Moving from habit to choice, part 2: true is not the same as right

A long while back, I made a post about akrasia: our tendency to do things we know are bad for us in spite of ourselves.  Recently, I’ve been trying to make a fairly major dietary change in myself, based on a bunch of research and things I’ve observed to be healthier for my overall state than the Standard American Diet.

Unfortunately, though, giving up a lot of the junk – and in particular, ditching grains and sugar – tends to have a mixed effect in the first few weeks I try it.  For the first week I tend to feel pretty great – energized, satiated, filled with foods that are nourishing to me.  Around the end of the first week, though, I tend to get tired, even a bit depressed: sleeping too long, not feeling motivated, and at times, having brain-fog.

For these reasons, I’ve never made it past the 2-week mark on any kind of lower-carb diet.  According to a lot of people who try them, though, the first two weeks are the hardest, as your body adjusts; after that, chronic pains and symptoms start to disappear, body composition changes, energy levels rise, and so on and so forth.

I’m looking forward to that bit, but it’s awfully hard to get past the initial messages of the body in the moment – especially for someone who has studied and believes in the power of the body’s truth!  How can I listen to my body saying, “Gee, I’d be a lot happier if you gave me a cookie right now,” and ignore it?  Or more generally: where is the line between listening to your body with the knowledge that it always tells the truth, and getting stuck in bad habits because you can’t get past the body’s usual patterns?

Depression and anxiety can both have these problems, where we get caught in loops of what we think we want versus what would be best for us.  “I just want to sleep,” our depressed brain might say to us, when getting up and moving around would do us the most good.  “Eat that cookie,” says some part of me, and another part – ostensibly my brain – says, “No, have this apple instead.”  What do we do when our bodies – which we’ve established can only tell the truth in the present moment – are telling us to do things that don’t benefit us?

This is part of the trick of getting to know ourselves in all of our parts, as a prayer I’m fond of goes.  While getting to know our bodies and listen to their messages is essential to optimum health, it’s important not to mistake “always telling the truth” for “being an unerring guide for action.”  It takes our thinking, reasoning minds and our wise, compassionate spirits to translate the bare truths of our bodies into appropriate actions.

I believe that the more we listen to our bodies’ truths, the more often our thoughts, emotions and bodies come into alignment, or congruence, with one another.  At times like this, though, there are old patterns to get past: things my body has been doing for so long that they seem like the only right way.  If we carefully listen, and carefully honor ourselves, making life changes does get easier.  But it’s never a piece of cake.  Or an apple, for that matter.

 

 

 

Published by Kamela Dolinova

Expressive arts adventuress: writing, performing, healing, loving.

2 thoughts on “Moving from habit to choice, part 2: true is not the same as right

  1. There’s room for negotiation between the cookie and the apple (and those two parts), though, right?
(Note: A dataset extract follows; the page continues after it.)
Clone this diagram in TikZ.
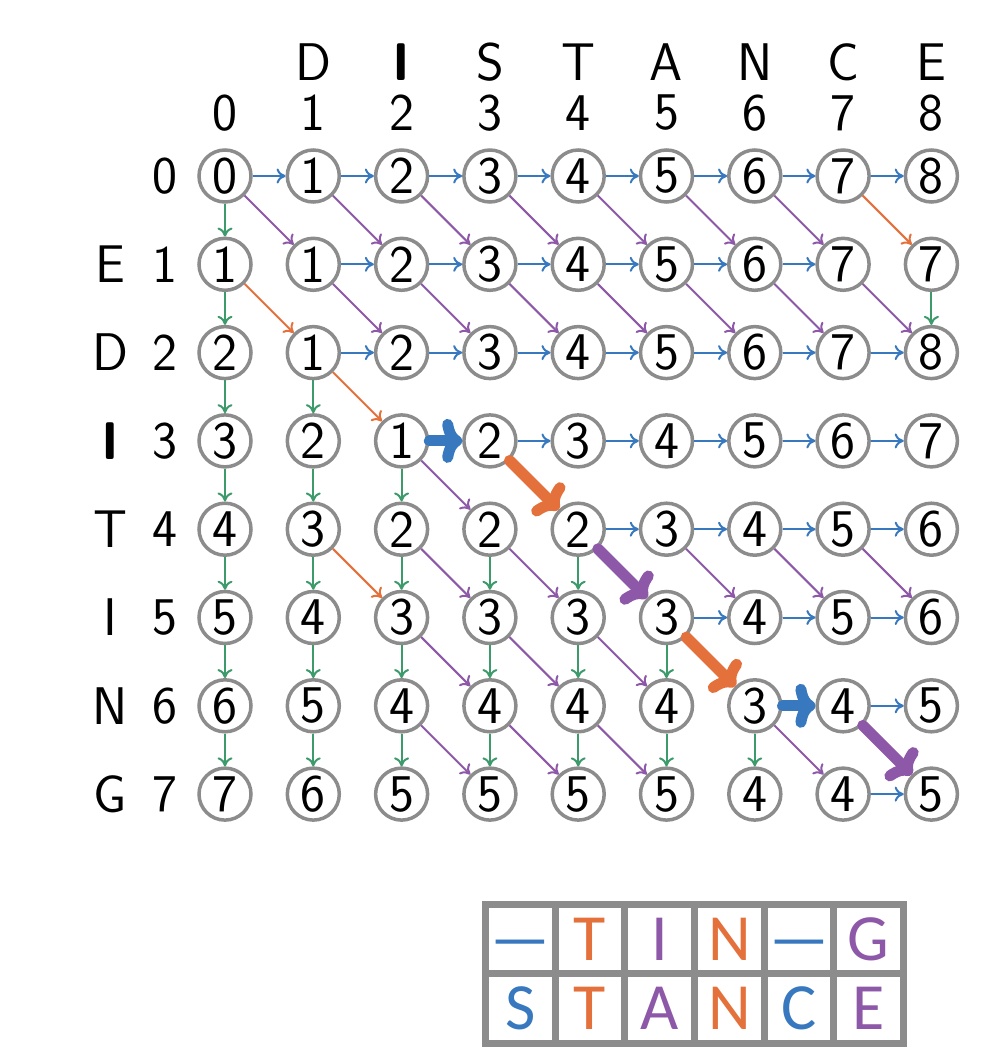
\documentclass[tikz,border=0pt]{standalone}
\usepackage{fontspec}
\newfontfamily\tablefont{Carlito}
\newfontfamily\gridfont{lmsans17-regular.otf}[BoldFont=lmsans10-bold.otf]
\usetikzlibrary{arrows.meta}
\definecolor{gapblue}{RGB}{55,120,190}
\definecolor{matchorange}{RGB}{228,112,60}
\definecolor{mismatchpurple}{RGB}{142,88,168}
\definecolor{delgreen}{RGB}{61,154,107}
\definecolor{ringgray}{RGB}{140,140,140}
\tikzstyle{cell}=[circle, draw=ringgray, line width=3.5pt, minimum size=52pt, inner sep=0pt, fill=white, font=\gridfont\fontsize{53}{60}\selectfont]
\tikzstyle{annot}=[inner sep=0pt, font=\gridfont\fontsize{53}{60}\selectfont]
\tikzstyle{thin}=[line width=2pt, -{Computer Modern Rightarrow[length=9pt,width=15pt]}]
\tikzstyle{fat}=[line width=11pt, line cap=round, -{Computer Modern Rightarrow[length=20pt,width=44pt]}]
\tikzstyle{tabletter}=[inner sep=0pt, text height=42.5pt, text depth=0pt, font=\tablefont\fontsize{66}{70}\selectfont]
\newcommand{\drawalignment}[0]
{
  \draw[line width=7pt, ringgray] (485.5,904.5) rectangle (903.5,1043.5);
  \draw[line width=7pt, ringgray] (485.5,973.5) -- (903.5,973.5);
  \foreach \k in {1,...,5}
    \draw[line width=7pt, ringgray] ({485.5+69.67*\k},904.5) -- ({485.5+69.67*\k},1043.5);
  \foreach \txt/\col [count=\k from 0] in {—/gapblue, T/matchorange, I/mismatchpurple, N/matchorange, —/gapblue, G/mismatchpurple}
    \node[tabletter, text=\col] (top-\k) at ({520.3+69.67*\k},939) {\txt};
  \foreach \txt/\col [count=\k from 0] in {S/gapblue, T/matchorange, A/mismatchpurple, N/matchorange, C/gapblue, E/mismatchpurple}
    \node[tabletter, text=\col] (bot-\k) at ({520.3+69.67*\k},1008.5) {\txt};
}

\begin{document}
\begin{tikzpicture}[x=1pt, y=-1pt]
	\useasboundingbox (0,0) rectangle (994,1062);

	% column and row headers
	\foreach \ch [count=\c] in {D,\textbf{I},S,T,A,N,C,E}
		\node[annot] (word-\c) at ({225+88.3*\c},62) {\ch};
	\foreach \c in {0,...,8}
		\node[annot] (col-\c) at ({225+88.3*\c},113) {\c};
	\foreach \ch [count=\r] in {E,D,\textbf{I},T,I,N,G}
		\node[annot] (word-r\r) at (110,{176+88.3*\r}) {\ch};
	\foreach \r in {0,...,7}
		\node[annot] (row-\r) at (165,{176+88.3*\r}) {\r};

	% distance table
	\foreach \r/\vals in {0/{0,1,2,3,4,5,6,7,8}, 1/{1,1,2,3,4,5,6,7,7}, 2/{2,1,2,3,4,5,6,7,8}, 3/{3,2,1,2,3,4,5,6,7}, 4/{4,3,2,2,2,3,4,5,6}, 5/{5,4,3,3,3,3,4,5,6}, 6/{6,5,4,4,4,4,3,4,5}, 7/{7,6,5,5,5,5,4,4,5}}
		\foreach \v [count=\c from 0] in \vals
			\node[cell] (n-\r-\c) at ({225+88.3*\c},{176+88.3*\r}) {\v};

	\foreach \a/\b in {0-0/0-1, 0-1/0-2, 0-2/0-3, 0-3/0-4, 0-4/0-5, 0-5/0-6, 0-6/0-7, 0-7/0-8, 1-1/1-2, 1-2/1-3, 1-3/1-4, 1-4/1-5, 1-5/1-6, 1-6/1-7, 2-1/2-2, 2-2/2-3, 2-3/2-4, 2-4/2-5, 2-5/2-6, 2-6/2-7, 2-7/2-8, 3-3/3-4, 3-4/3-5, 3-5/3-6, 3-6/3-7, 3-7/3-8, 4-4/4-5, 4-5/4-6, 4-6/4-7, 4-7/4-8, 5-5/5-6, 5-6/5-7, 5-7/5-8, 6-7/6-8, 7-7/7-8}
		\draw[thin, gapblue] (n-\a) -- (n-\b);
	\foreach \a/\b in {0-0/1-0, 1-0/2-0, 2-0/3-0, 3-0/4-0, 4-0/5-0, 5-0/6-0, 6-0/7-0, 2-1/3-1, 3-1/4-1, 4-1/5-1, 5-1/6-1, 6-1/7-1, 3-2/4-2, 4-2/5-2, 5-2/6-2, 6-2/7-2, 4-3/5-3, 5-3/6-3, 6-3/7-3, 4-4/5-4, 5-4/6-4, 6-4/7-4, 5-5/6-5, 6-5/7-5, 6-6/7-6, 1-8/2-8}
		\draw[thin, delgreen] (n-\a) -- (n-\b);
	\foreach \a/\b in {0-7/1-8, 1-0/2-1, 2-1/3-2, 4-1/5-2}
		\draw[thin, matchorange] (n-\a) -- (n-\b);
	\foreach \a/\b in {0-0/1-1, 0-1/1-2, 0-2/1-3, 0-3/1-4, 0-4/1-5, 0-5/1-6, 0-6/1-7, 1-1/2-2, 1-2/2-3, 1-3/2-4, 1-4/2-5, 1-5/2-6, 1-6/2-7, 1-7/2-8, 3-2/4-3, 4-2/5-3, 4-3/5-4, 4-5/5-6, 4-6/5-7, 4-7/5-8, 5-2/6-3, 5-3/6-4, 5-4/6-5, 6-2/7-3, 6-3/7-4, 6-4/7-5, 6-6/7-7}
		\draw[thin, mismatchpurple] (n-\a) -- (n-\b);

	% optimal path
	\draw[fat, gapblue] (n-3-2) -- (n-3-3);
	\draw[fat, matchorange] (n-3-3) -- (n-4-4);
	\draw[fat, mismatchpurple] (n-4-4) -- (n-5-5);
	\draw[fat, matchorange] (n-5-5) -- (n-6-6);
	\draw[fat, gapblue] (n-6-6) -- (n-6-7);
	\draw[fat, mismatchpurple] (n-6-7) -- (n-7-8);

	\drawalignment{}

\end{tikzpicture}
\end{document}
What if you asked the cookie monster why it wanted the cookie, and it said that it needed more fuel? And you could keep conversing about what it would like the texture and saltiness and sugarness and other features of the fuel to be, and see if you could come to a compromise in the land of quinoa or sweet potato or almond-flour cracker or whatever happens to work with your diet change?

    1. Oh, absolutely! A huge part of my work is listening to the voice, and then rather than shutting it down as we generally do, entering into compassionate conversation with it, which is exactly what you’re talking about, here. Talking about this in dietary terms is a useful metaphor, as it’s something that a lot of people struggle with daily, but this is a technique you can apply to all sorts of things in life.